[Entries with chart source code]

┄┄┄┄┄┄┄┄┄┄┄┄┄┄┄┄┄┄┄┄

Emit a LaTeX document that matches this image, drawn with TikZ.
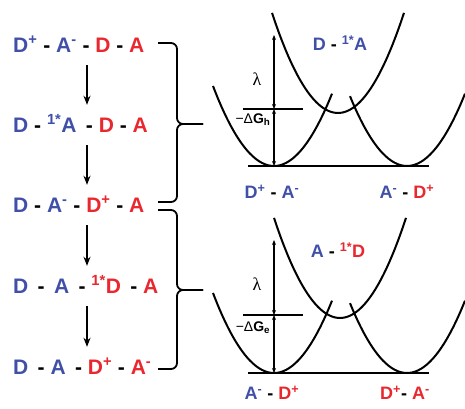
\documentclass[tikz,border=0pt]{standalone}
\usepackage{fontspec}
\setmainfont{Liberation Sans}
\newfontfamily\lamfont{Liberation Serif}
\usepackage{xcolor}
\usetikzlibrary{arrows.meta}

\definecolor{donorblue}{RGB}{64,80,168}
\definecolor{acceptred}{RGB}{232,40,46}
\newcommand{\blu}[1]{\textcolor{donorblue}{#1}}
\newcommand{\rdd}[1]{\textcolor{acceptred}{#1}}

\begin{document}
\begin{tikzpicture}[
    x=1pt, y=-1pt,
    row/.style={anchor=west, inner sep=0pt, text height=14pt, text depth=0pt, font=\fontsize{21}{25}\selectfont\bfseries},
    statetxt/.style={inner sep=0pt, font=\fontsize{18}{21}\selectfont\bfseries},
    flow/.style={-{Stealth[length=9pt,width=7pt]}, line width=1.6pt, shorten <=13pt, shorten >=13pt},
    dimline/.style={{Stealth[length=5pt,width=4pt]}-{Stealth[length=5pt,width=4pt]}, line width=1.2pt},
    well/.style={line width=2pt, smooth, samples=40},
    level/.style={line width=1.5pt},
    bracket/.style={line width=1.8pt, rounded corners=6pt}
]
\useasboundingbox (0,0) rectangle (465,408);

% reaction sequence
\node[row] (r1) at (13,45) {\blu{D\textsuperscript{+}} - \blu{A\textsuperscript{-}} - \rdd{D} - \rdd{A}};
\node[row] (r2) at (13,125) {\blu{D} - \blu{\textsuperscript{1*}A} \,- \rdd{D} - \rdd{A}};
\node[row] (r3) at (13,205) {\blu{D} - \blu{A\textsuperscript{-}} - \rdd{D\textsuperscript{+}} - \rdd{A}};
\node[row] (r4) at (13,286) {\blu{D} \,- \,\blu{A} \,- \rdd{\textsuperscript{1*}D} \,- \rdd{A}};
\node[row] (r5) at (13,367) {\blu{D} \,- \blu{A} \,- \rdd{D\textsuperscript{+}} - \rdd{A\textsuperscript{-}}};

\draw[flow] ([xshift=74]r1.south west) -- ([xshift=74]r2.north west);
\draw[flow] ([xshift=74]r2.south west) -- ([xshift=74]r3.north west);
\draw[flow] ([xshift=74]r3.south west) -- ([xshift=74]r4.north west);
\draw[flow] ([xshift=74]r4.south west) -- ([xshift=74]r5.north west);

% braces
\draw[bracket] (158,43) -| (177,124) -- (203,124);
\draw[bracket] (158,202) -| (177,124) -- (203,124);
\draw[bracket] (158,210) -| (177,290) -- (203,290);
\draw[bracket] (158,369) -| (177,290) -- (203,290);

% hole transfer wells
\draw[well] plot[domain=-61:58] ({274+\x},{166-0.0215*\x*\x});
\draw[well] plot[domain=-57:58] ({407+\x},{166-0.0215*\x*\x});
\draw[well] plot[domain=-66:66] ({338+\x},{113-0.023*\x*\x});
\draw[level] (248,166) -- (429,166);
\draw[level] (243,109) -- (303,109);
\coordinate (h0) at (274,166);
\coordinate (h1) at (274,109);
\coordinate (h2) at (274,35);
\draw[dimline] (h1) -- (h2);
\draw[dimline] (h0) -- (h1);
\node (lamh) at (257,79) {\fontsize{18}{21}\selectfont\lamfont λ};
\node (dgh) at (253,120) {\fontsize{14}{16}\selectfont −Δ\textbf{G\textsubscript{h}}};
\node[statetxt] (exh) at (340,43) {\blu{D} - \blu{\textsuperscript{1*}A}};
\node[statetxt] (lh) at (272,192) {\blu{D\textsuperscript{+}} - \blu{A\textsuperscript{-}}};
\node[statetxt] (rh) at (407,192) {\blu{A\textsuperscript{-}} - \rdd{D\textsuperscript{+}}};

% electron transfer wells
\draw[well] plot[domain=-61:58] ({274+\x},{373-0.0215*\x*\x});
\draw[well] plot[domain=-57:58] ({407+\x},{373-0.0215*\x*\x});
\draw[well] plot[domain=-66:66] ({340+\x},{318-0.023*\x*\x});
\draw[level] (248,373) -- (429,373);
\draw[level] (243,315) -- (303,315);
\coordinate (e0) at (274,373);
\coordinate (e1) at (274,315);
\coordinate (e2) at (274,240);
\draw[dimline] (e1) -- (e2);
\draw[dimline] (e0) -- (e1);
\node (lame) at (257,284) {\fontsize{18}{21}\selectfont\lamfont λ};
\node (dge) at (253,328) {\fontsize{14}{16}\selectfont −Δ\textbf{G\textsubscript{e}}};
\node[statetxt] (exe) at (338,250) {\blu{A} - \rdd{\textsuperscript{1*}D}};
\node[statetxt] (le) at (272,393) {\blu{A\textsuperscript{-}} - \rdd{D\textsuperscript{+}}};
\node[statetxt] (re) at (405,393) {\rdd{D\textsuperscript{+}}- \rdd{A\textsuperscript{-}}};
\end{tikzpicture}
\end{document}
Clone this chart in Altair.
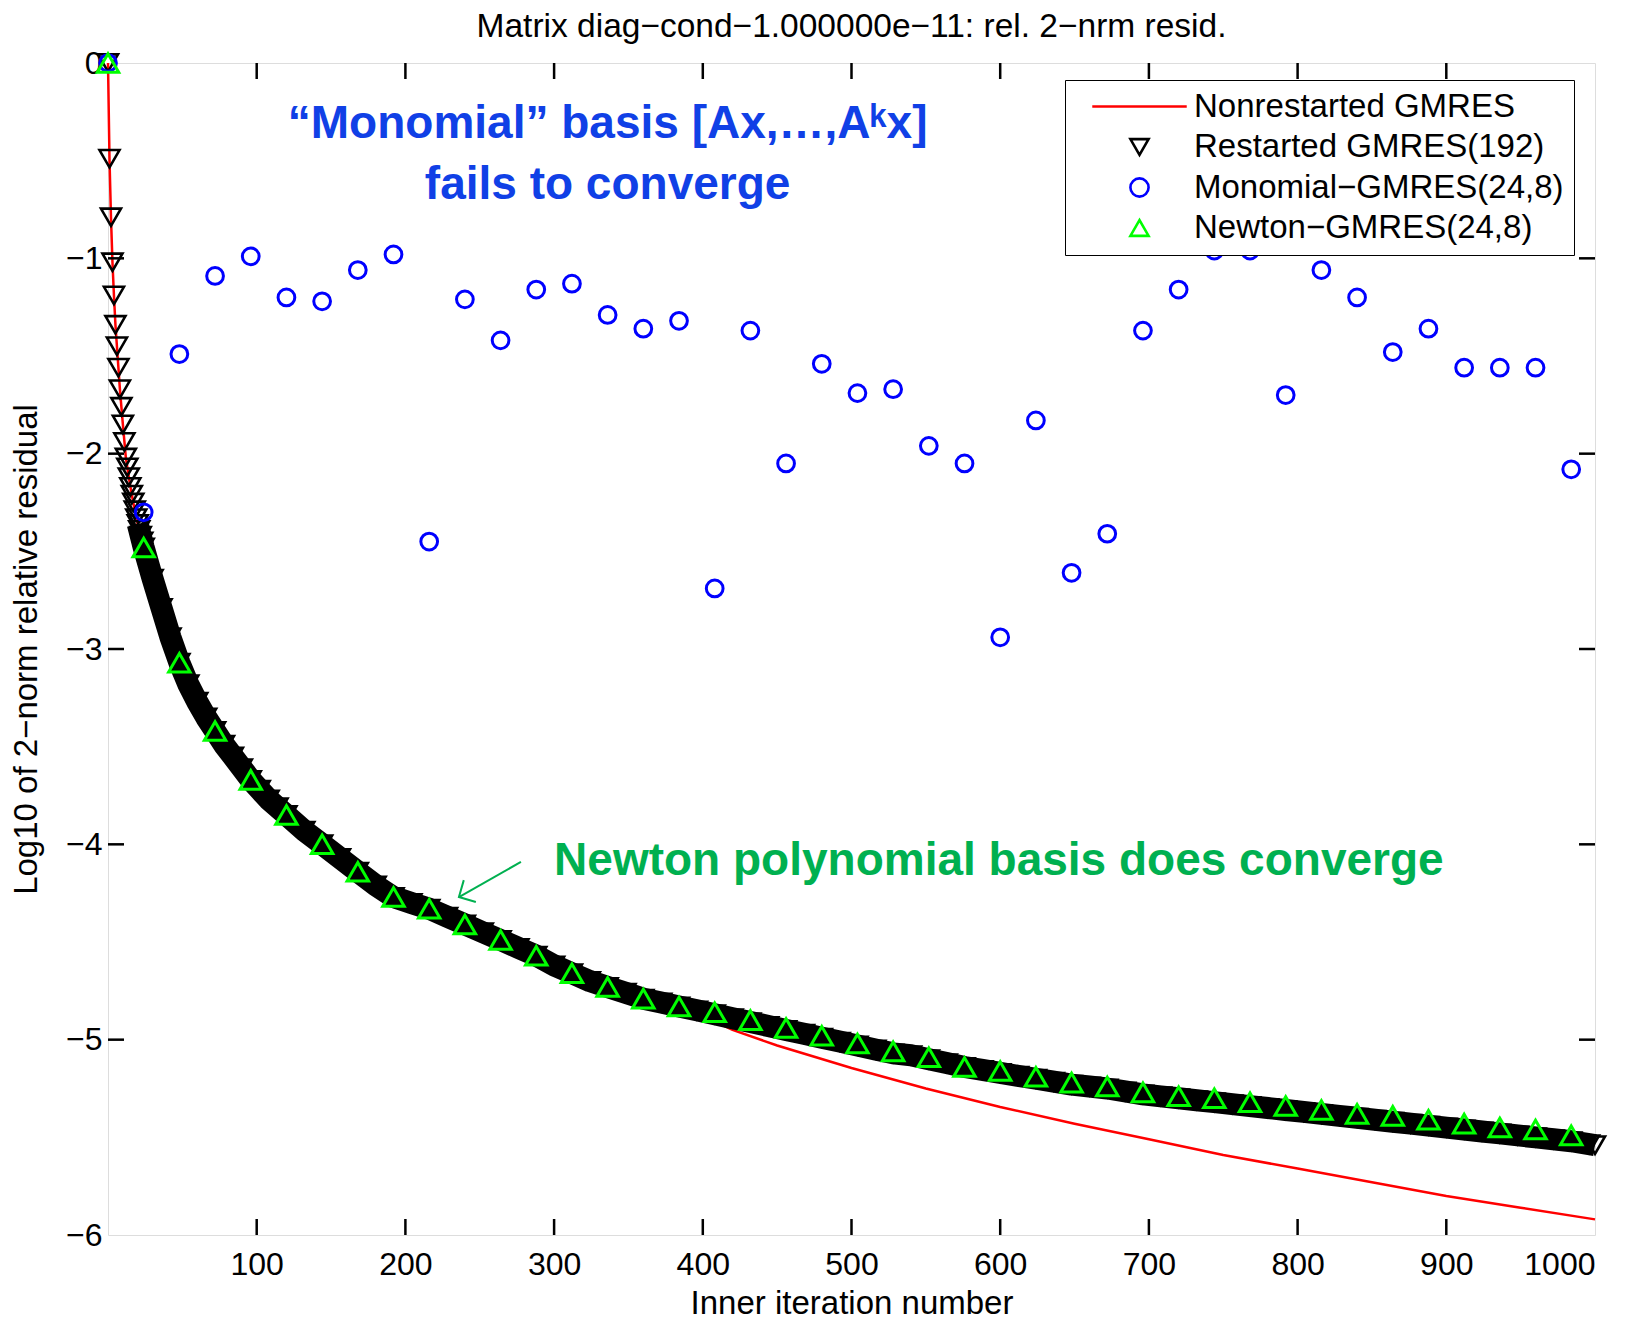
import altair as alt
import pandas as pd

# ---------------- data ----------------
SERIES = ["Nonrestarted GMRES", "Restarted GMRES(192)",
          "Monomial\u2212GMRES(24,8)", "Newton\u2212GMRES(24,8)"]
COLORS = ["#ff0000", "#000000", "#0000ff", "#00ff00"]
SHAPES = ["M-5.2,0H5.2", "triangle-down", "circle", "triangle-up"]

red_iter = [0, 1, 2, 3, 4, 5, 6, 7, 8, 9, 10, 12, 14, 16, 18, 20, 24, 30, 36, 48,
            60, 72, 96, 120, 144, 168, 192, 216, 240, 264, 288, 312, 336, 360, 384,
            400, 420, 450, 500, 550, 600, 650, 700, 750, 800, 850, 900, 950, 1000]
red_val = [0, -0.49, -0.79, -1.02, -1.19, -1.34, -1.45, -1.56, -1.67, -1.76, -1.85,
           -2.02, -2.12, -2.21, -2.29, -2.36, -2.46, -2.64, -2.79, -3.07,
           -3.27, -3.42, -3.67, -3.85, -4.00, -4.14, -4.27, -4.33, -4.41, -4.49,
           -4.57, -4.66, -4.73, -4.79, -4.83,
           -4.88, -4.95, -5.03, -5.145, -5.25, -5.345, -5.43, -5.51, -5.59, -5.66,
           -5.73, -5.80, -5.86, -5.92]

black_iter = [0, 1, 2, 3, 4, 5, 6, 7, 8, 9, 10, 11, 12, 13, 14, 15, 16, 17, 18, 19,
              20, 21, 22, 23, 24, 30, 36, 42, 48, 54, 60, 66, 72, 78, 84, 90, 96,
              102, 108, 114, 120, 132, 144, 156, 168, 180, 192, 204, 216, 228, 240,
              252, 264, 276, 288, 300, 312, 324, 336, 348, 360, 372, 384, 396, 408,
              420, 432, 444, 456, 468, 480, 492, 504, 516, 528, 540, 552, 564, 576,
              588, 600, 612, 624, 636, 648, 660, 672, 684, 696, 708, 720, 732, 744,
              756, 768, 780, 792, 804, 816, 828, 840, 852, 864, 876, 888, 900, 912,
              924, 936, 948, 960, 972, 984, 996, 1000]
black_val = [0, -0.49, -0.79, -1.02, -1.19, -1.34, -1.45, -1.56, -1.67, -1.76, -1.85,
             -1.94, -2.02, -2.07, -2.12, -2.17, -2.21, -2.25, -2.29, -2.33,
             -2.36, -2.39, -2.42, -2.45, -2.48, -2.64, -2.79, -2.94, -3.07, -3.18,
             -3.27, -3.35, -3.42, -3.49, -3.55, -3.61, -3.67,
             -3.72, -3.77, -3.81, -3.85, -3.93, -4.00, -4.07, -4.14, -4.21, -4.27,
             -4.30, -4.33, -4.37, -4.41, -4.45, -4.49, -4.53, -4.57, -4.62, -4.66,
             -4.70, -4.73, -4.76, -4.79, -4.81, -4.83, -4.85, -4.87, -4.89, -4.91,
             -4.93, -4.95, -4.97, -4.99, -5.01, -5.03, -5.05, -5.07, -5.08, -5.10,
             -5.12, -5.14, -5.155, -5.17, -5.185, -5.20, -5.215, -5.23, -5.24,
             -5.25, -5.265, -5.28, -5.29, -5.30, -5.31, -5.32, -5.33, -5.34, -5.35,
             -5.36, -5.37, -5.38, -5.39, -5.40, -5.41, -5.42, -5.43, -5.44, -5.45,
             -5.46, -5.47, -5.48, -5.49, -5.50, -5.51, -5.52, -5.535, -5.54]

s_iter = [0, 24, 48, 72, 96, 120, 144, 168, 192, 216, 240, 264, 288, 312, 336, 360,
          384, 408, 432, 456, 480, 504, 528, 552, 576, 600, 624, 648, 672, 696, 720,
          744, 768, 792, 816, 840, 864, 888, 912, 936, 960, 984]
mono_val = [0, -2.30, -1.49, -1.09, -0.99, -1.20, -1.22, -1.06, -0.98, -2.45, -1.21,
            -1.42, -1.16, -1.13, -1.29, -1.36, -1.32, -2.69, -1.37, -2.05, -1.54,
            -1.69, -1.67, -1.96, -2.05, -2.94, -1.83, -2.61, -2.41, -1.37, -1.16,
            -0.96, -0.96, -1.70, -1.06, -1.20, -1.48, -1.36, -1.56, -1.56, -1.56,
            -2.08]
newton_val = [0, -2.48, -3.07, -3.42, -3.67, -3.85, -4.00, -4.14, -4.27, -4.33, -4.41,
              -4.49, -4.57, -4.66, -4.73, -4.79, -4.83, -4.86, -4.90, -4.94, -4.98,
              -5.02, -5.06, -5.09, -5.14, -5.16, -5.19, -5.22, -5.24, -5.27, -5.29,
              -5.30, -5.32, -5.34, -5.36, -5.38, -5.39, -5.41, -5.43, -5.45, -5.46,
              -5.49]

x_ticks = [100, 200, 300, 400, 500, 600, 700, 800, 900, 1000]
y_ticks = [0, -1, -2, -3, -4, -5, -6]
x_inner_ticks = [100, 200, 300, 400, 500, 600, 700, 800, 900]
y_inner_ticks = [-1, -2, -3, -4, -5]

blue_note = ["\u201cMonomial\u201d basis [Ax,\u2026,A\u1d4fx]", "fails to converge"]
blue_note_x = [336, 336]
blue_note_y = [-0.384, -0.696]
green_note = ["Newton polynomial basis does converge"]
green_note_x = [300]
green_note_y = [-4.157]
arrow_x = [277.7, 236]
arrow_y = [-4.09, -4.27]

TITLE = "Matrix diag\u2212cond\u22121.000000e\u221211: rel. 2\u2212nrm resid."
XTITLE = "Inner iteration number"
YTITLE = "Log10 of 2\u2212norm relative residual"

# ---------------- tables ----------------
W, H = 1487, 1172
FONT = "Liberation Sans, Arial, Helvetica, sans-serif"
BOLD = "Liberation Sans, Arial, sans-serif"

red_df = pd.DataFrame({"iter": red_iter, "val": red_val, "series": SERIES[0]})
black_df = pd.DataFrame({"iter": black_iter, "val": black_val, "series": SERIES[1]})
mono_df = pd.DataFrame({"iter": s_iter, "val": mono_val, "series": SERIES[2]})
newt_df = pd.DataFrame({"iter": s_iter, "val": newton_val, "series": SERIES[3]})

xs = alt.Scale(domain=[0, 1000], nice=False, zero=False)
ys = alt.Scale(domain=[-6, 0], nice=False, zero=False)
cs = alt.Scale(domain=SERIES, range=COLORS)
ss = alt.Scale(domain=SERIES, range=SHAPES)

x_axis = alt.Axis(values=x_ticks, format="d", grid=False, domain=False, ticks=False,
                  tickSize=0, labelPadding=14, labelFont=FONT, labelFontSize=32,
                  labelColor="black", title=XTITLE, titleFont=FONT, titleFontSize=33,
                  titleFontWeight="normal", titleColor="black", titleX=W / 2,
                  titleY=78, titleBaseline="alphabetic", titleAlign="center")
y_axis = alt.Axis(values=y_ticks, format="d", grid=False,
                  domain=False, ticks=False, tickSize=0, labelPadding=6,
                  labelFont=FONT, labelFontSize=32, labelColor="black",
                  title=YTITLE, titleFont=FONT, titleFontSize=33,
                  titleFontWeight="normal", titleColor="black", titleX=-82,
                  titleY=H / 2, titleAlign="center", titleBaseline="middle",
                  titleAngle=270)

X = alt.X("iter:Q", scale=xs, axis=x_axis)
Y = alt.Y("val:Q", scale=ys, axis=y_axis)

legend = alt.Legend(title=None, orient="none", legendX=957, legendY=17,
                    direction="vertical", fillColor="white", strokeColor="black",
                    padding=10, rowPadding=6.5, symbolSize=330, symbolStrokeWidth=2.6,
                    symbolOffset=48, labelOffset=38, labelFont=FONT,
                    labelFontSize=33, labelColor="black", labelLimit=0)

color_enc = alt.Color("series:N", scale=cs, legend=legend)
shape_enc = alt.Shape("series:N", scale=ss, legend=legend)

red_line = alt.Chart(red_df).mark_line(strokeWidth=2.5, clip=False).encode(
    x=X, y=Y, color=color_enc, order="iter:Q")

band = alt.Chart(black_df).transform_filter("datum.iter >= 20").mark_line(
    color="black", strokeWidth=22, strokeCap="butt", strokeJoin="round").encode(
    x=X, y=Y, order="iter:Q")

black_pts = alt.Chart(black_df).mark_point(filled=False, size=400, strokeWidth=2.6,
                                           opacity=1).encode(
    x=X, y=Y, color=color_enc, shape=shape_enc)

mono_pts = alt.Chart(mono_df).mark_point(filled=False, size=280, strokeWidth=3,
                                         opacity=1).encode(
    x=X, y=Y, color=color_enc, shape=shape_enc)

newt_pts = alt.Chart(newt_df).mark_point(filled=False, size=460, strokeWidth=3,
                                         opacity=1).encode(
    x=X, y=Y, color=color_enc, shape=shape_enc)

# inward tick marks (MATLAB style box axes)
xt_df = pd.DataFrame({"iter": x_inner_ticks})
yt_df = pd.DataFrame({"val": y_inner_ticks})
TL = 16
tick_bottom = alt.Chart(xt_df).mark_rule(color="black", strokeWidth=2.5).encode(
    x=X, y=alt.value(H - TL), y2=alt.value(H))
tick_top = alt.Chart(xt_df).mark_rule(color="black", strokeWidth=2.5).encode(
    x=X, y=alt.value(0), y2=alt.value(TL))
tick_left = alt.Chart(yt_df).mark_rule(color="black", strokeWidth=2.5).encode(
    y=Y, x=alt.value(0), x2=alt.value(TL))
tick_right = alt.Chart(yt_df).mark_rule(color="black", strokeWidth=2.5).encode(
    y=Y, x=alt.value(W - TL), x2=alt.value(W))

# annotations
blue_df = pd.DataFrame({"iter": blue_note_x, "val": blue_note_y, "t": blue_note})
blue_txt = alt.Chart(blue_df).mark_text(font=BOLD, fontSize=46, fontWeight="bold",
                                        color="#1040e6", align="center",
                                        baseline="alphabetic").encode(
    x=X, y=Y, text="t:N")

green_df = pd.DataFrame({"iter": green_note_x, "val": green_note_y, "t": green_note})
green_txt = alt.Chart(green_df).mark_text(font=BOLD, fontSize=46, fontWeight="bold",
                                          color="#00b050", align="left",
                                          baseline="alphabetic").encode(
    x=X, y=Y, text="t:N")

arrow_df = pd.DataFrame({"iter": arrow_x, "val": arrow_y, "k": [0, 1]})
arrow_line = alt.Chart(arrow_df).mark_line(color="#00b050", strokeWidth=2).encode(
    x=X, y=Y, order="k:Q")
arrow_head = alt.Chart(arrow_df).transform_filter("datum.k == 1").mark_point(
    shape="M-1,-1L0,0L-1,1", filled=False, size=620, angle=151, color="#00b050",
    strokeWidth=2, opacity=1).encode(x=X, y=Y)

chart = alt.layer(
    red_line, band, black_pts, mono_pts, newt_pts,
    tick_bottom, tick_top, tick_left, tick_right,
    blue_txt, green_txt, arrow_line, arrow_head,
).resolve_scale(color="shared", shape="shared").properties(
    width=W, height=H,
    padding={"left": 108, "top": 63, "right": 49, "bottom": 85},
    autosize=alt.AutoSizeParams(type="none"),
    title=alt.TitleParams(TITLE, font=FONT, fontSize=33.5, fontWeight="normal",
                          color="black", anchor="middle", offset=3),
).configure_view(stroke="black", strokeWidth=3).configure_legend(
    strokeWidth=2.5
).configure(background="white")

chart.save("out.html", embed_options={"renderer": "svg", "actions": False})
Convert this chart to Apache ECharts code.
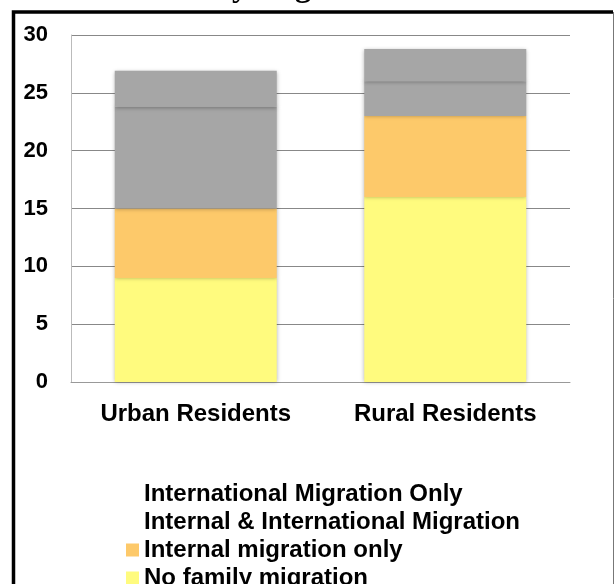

┄┄┄┄┄┄┄┄┄┄┄┄┄┄┄┄┄┄┄┄

Transcribe only the lines above that start at the line containing "Clone this chart in Altair." and end at the line containing "import pandas as pd". Omit pictures.

Clone this chart in Altair.
import altair as alt
import pandas as pd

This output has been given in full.